→ Problem: Return the lines that follow, exactly as they appear, from the first through the one containing "const akariErr = [0.09];"; no pictures are to be included.

^^^^^^^^

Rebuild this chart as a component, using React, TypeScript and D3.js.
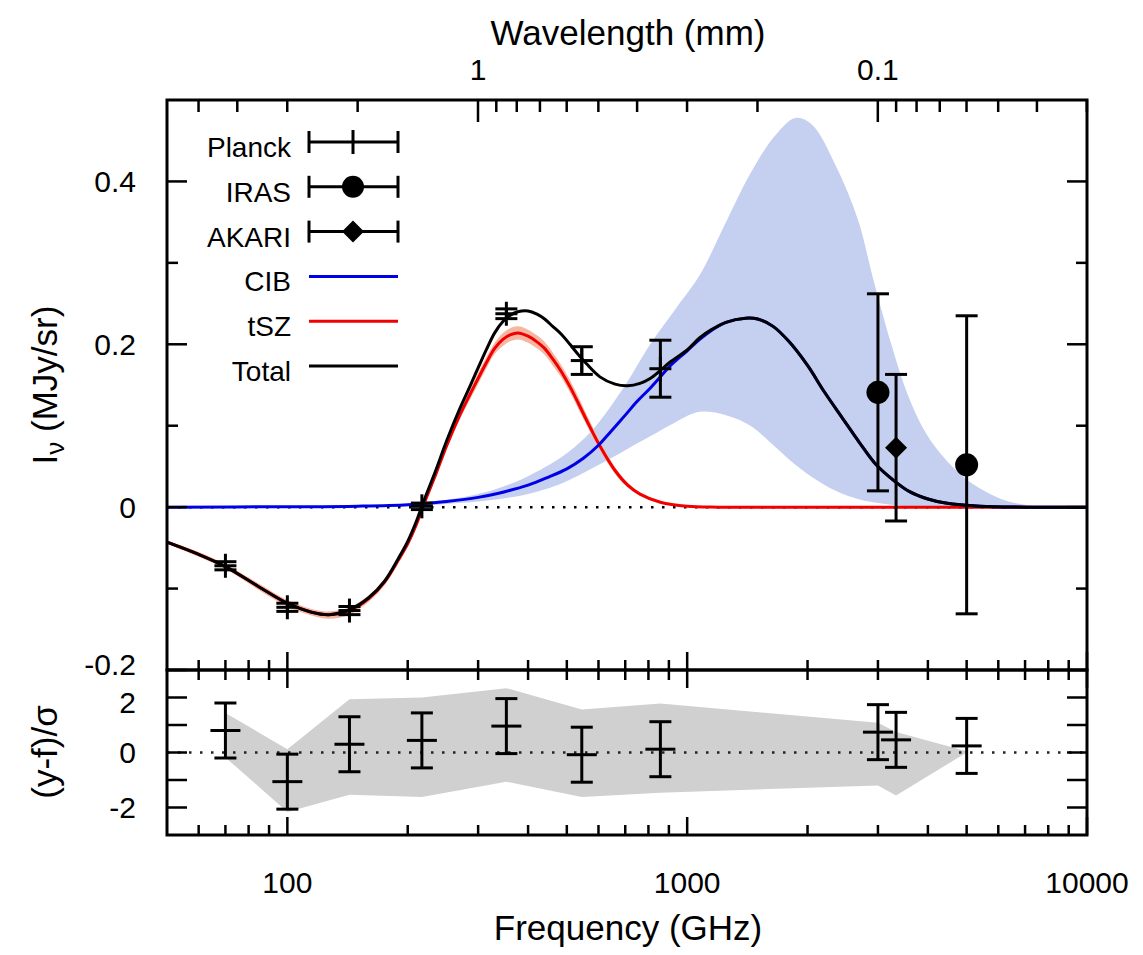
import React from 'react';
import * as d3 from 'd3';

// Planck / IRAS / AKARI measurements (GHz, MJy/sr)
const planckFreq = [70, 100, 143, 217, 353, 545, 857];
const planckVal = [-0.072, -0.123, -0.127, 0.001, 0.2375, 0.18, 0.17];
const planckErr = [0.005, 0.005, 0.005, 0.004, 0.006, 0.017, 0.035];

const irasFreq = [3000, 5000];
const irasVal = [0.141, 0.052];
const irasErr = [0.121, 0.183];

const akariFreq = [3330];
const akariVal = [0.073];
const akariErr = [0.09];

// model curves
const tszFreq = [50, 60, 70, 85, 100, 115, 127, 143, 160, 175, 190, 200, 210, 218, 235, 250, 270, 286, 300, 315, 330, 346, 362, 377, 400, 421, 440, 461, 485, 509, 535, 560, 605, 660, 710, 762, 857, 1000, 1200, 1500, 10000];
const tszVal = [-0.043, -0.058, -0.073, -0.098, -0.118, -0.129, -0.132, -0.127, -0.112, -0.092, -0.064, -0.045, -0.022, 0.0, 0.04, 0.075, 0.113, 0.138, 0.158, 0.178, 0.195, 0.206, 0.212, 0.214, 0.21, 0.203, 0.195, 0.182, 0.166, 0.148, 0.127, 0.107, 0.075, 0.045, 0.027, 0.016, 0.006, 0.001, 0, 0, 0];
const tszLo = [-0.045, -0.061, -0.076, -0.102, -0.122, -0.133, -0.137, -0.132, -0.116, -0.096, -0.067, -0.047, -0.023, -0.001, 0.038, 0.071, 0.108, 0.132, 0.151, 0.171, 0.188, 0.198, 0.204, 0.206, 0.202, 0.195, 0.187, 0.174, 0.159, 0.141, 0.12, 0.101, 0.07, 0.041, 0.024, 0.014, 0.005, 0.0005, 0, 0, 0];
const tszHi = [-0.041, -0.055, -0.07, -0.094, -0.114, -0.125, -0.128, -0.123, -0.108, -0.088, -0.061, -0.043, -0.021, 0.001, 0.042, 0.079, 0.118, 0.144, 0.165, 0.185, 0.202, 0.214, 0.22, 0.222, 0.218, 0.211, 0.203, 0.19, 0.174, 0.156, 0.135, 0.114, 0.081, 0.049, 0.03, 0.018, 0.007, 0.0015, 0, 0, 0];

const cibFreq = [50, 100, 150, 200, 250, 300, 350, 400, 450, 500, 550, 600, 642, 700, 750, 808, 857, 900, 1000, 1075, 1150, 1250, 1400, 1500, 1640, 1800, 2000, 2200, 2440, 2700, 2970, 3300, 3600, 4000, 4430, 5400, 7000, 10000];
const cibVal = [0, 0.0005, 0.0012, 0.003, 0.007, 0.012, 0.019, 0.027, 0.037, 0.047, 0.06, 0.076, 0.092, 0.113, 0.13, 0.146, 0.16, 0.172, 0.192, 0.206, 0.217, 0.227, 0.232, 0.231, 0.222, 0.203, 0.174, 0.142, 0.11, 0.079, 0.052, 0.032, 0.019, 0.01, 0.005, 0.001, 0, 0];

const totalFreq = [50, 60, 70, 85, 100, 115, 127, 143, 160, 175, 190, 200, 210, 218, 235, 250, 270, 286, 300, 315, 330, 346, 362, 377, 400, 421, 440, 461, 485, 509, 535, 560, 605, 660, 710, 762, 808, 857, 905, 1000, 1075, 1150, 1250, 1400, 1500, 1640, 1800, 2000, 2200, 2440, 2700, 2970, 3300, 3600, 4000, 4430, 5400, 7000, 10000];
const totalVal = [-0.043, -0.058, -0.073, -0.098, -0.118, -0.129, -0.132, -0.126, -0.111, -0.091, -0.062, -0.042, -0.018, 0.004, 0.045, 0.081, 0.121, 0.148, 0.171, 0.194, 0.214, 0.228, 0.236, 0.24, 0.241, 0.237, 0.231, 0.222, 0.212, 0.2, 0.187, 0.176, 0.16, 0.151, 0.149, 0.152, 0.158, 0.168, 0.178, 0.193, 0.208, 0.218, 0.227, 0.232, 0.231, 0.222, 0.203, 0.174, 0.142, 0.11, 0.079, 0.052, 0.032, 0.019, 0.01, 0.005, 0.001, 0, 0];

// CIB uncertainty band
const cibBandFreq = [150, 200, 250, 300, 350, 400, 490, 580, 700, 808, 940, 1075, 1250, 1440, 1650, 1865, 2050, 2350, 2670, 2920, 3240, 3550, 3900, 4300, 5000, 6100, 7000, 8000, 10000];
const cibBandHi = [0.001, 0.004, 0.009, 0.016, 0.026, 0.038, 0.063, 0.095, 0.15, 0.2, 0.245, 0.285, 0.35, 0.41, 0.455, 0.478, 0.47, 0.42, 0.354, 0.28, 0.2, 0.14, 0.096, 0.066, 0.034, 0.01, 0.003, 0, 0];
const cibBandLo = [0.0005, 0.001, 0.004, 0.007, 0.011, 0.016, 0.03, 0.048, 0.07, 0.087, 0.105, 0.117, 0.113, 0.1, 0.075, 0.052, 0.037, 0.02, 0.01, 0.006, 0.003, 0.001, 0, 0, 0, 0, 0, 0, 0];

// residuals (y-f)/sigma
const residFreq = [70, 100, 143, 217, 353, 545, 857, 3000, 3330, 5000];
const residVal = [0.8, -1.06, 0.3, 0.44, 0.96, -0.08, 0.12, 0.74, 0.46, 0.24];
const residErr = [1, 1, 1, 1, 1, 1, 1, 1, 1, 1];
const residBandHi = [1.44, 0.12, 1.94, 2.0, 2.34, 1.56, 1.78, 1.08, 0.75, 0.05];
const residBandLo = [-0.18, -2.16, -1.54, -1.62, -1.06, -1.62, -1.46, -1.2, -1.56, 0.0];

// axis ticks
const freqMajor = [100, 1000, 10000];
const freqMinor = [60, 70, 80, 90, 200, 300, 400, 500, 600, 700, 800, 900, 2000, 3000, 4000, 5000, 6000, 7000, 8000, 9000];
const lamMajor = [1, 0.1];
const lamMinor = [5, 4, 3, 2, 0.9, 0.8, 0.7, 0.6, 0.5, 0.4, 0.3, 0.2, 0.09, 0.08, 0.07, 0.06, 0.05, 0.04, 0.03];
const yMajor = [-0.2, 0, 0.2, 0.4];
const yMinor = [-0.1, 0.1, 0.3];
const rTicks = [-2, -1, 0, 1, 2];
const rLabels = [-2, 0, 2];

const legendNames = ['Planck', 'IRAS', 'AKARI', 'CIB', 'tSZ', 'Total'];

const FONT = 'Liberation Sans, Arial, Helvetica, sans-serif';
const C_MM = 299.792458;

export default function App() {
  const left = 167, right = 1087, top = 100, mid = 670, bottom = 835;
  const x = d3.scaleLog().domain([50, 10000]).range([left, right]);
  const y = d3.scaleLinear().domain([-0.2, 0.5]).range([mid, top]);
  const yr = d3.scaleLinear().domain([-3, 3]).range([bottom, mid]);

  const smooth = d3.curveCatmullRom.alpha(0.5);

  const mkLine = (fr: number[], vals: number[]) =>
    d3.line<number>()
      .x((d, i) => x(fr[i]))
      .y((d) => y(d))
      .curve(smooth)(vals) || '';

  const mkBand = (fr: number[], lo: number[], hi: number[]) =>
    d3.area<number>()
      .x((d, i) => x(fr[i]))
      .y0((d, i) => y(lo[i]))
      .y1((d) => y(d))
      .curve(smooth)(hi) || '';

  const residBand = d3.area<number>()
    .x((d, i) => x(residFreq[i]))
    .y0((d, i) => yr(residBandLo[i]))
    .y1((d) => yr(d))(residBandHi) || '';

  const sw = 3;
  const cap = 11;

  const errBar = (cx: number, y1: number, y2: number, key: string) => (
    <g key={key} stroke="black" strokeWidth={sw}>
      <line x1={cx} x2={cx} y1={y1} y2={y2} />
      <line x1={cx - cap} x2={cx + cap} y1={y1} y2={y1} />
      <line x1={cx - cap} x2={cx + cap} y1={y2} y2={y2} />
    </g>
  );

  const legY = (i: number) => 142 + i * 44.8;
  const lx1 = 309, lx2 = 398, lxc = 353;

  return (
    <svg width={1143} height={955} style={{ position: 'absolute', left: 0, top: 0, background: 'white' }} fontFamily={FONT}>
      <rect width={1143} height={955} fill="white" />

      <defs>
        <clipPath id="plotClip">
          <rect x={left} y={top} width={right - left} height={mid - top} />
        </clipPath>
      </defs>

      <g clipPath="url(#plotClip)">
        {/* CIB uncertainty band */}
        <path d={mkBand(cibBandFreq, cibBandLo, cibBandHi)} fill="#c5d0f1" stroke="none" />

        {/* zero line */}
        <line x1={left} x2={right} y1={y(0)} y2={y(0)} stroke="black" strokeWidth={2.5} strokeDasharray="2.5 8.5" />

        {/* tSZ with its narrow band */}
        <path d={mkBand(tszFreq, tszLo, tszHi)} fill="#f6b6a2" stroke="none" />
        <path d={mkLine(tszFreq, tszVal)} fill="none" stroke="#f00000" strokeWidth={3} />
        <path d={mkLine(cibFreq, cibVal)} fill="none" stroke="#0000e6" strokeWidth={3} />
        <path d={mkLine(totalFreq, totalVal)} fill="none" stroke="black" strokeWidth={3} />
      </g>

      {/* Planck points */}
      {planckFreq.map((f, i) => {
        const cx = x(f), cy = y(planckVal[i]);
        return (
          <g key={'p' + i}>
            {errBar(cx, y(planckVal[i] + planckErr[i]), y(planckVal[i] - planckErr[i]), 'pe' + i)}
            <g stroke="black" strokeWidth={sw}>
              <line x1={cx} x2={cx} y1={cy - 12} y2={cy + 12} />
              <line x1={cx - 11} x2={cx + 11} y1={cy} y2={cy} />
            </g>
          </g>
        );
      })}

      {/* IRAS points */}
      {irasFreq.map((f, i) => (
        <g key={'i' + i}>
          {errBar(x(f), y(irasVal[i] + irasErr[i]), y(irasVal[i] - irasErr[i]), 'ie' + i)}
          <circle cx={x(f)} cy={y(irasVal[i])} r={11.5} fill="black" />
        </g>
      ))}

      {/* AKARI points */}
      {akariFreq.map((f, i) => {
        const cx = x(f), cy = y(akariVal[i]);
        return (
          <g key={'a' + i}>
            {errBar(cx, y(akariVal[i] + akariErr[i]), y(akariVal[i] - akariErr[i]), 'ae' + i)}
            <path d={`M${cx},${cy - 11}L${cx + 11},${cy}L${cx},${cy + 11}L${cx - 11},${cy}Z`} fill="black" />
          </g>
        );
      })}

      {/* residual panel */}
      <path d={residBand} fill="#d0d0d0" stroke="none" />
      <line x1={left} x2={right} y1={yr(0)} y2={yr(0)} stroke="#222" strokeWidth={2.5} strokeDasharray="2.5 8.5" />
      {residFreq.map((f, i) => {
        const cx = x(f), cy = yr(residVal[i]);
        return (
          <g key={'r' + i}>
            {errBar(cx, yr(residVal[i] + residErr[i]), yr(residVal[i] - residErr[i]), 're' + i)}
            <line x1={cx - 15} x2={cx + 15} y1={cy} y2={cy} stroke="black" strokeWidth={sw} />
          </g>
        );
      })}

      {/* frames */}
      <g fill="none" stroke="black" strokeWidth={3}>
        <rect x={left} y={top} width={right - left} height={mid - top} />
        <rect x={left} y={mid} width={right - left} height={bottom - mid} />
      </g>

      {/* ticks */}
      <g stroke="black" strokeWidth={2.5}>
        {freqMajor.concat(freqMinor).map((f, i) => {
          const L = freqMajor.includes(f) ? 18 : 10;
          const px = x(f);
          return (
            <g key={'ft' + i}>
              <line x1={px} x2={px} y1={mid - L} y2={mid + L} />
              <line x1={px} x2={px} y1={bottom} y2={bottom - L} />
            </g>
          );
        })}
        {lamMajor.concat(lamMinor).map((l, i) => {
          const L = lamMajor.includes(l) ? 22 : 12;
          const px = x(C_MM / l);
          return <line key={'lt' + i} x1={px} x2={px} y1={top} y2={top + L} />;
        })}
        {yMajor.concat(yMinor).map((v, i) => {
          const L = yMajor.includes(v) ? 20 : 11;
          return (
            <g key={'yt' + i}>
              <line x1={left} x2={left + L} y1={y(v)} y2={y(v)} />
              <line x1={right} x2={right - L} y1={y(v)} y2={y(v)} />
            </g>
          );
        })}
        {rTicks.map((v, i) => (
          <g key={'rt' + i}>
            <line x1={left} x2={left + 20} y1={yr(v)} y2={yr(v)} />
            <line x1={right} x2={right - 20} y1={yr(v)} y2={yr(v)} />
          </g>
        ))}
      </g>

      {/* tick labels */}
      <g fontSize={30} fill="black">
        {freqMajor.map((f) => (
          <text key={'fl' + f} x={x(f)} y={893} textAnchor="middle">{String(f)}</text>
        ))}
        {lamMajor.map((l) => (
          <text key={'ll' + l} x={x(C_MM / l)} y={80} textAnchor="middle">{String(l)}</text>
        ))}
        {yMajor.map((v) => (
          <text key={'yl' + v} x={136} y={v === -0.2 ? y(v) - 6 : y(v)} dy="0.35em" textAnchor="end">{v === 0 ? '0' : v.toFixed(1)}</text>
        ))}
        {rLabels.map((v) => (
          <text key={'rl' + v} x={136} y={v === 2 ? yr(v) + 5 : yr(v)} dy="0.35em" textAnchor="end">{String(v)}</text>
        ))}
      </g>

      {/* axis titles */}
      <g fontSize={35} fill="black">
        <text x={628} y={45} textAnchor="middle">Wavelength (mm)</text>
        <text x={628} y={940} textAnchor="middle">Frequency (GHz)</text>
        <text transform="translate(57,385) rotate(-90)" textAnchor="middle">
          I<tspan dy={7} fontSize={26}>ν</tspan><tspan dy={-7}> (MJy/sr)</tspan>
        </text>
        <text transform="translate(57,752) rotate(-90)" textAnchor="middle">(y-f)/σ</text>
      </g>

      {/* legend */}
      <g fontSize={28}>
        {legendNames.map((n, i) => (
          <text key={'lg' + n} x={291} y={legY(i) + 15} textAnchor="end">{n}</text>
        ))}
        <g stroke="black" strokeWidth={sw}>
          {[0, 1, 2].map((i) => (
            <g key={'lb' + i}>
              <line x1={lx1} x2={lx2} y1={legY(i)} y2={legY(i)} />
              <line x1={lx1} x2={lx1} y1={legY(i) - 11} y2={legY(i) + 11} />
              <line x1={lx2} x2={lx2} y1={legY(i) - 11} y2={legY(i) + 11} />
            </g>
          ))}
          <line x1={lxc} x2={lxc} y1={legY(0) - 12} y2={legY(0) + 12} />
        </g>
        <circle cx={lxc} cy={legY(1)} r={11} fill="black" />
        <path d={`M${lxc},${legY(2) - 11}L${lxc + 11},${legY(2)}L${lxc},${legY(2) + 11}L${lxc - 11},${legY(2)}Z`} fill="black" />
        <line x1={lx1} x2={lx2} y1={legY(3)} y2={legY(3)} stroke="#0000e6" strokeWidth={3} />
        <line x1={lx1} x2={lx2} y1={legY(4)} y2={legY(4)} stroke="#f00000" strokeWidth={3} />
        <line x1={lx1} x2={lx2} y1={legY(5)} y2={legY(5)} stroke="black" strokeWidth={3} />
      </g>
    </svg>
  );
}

^^^^^^^^

→ Final result:
Rebuild this chart as a component, using React, TypeScript and D3.js.
import React from 'react';
import * as d3 from 'd3';

// Planck / IRAS / AKARI measurements (GHz, MJy/sr)
const planckFreq = [70, 100, 143, 217, 353, 545, 857];
const planckVal = [-0.072, -0.123, -0.127, 0.001, 0.2375, 0.18, 0.17];
const planckErr = [0.005, 0.005, 0.005, 0.004, 0.006, 0.017, 0.035];

const irasFreq = [3000, 5000];
const irasVal = [0.141, 0.052];
const irasErr = [0.121, 0.183];

const akariFreq = [3330];
const akariVal = [0.073];
const akariErr = [0.09];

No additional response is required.